Following the tag of my 1800 initial price target earlier today, /PA (palladium futures) reversed with the expected reaction off the initial tag of that support level from above but the bounce has been rather muted, forming what appears to be a potential bear flag continuation pattern that could be the catalyst for another impulsive leg down to my next price target around 1742, should /PA gap down or break down impulsively below the flag when trading resumes on Sunday evening/Monday morning. 30-minute chart below.

PA 30m Dec 20th

PA 30m Dec 20th

The flags show better on the 15-minute & 30-minute charts (above) although I have also included by the measured target for the bear flag pattern (the distance of the flagpole added to the highest part of the flag before breakdown) as well my preferred target of 1742 (unadjusted target/actual support level). This is only a potentially bearish pattern awaiting a sell signal via a convincing breakdown below the pattern and with trading for the week now closed, we’ll just have to wait until palladium futures resume trading on Sunday evening at 6 pm EST to see whether or not these potentially bearish patterns play out or dissipate with additional upside following the reversal off 1800 earlier today.

PA 60m 3 Dec 20th

PA 60m 3 Dec 20th

This is where trading gets tough as any other day of the week other than Friday, I would have stayed long with a stop & reverse order (i.e.- a standing stop-loss order to close the long that I took just above 1800 earlier today with a sell order of twice the amount of the existing position which would close the long while simultaneously opening a new short position if /PA dropped much below the bottom of the flag).

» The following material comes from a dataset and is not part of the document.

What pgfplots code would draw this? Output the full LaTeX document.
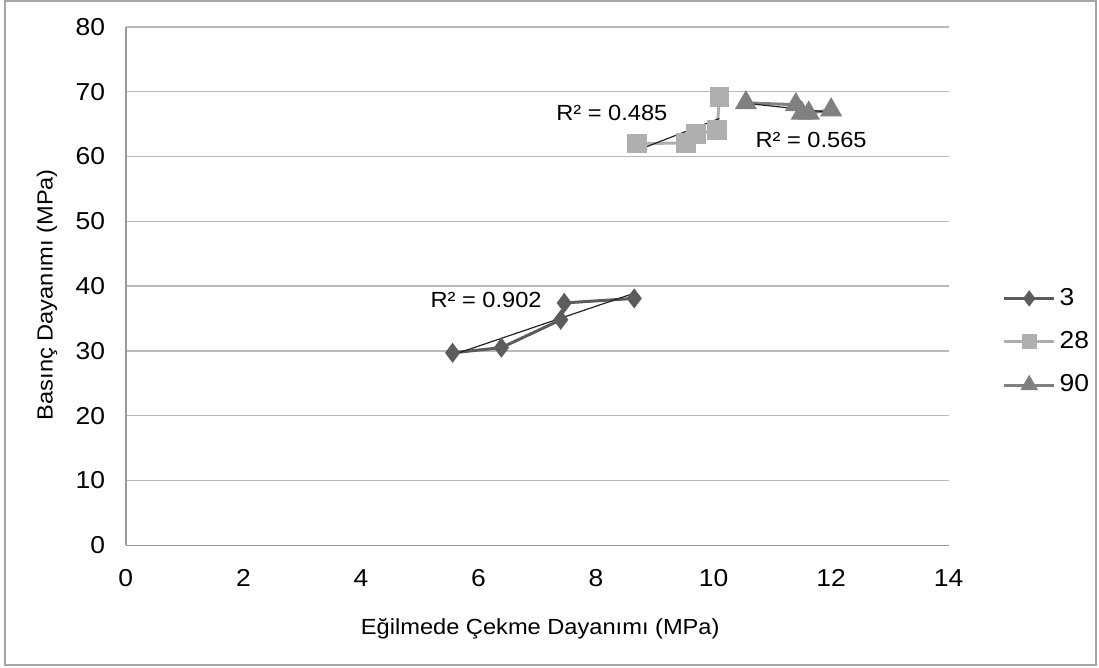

That type of order would work fine during the week as the futures trade virtually around the clock although heading into the weekend, I had to make a decision to either stay long for more upside on the bounce off 1800, close the position & go home flat without risking a big gap against my position when trading resumes on Sunday evening (but also risk missing out on what could be a big gap down as well, if short) or reverse back to a short position (i.e.- close the long & go short again) which is what I did based on my read on the chart & the history of a “rush for the exits” type sharp move lower on the initial leg down following previous similar sell signals with comparable bearish technicals on palladium.

Basically, I’m risking giving back a chunk of the profits booked today in order to capture additional gains & stick with a trade that appears to have more downside in the coming days & possibly weeks+, regardless of whether /PA gaps up or down on Sunday. At this point, the 1885 level, formerly support, becomes resistance & may provide another objective short entry if /PA were to rally back to that level soon. Likewise, a solid break below 1800 will trigger the next objective short entry or add-on.